How to get around that?

The first would be to either pick, or invent if it wasn't there already, an isolated region on earth, in orbit, or in a way-out-in-space location where the information the players have to absorb before game-time starts is limited. 

That way, the characters and the players will be overwhelmed when presented with however many billions of people, AIs, cybershells, nanobugs, memetic wars, regular wars, economic wars, and Third-through-Fifth Wave cultures are currently vying for supremacy and survival.

Parting Shot

I look forward to seeing how the campaign shakes out, and in particular how information loads are handled.

In a way, this is the same quandary that any group faces when looking at a developed setting that isn't firmly grounded in common knowledge. 

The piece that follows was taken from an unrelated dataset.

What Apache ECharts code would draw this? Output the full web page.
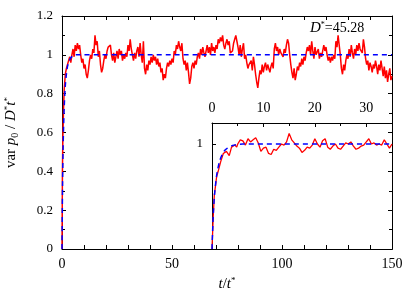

I think it's the reason why "It's our world, but now with Monsters!" is so popular as a stepping-off point for games. (or, as +Ken Hite told me when I was talking about/showing him the setting map for my Dragon Heresy RPG, "just use Earth, you big baby.")

There's a lot of background knowledge we bring along when we've got a lifetime of familiarity with a place. Good and bad parts of town? Social behavior between different groups of people? Different ages of people (chronologically - in traditional Korean culture, for example, you are expected to defer to elders, and from what my native-born Korean martial arts master was saying, it doesn't take much to differentiate between "same age" and "can't socialize equally.")

When approaching a world or a map like Transhuman Space, where sure, it's the same geography, but social, political, and economic assumptions must all be modified or jettisoned, it makes for a bit of an urge to say "yeah, give me my broadsword and let's go kill orcs."

Many "deep" fantasy worlds run into this problem too. And I'm sure I've been guilty of it, and am in the process of being guilty of it for Dragon Heresy. But the question remains: if setting is important, and if background matters, how, without assigning a hundred pages of homework, do you bring everyone along so that the setting informs relationships and choices, and the play of the game?

In short, how do you keep from drowning?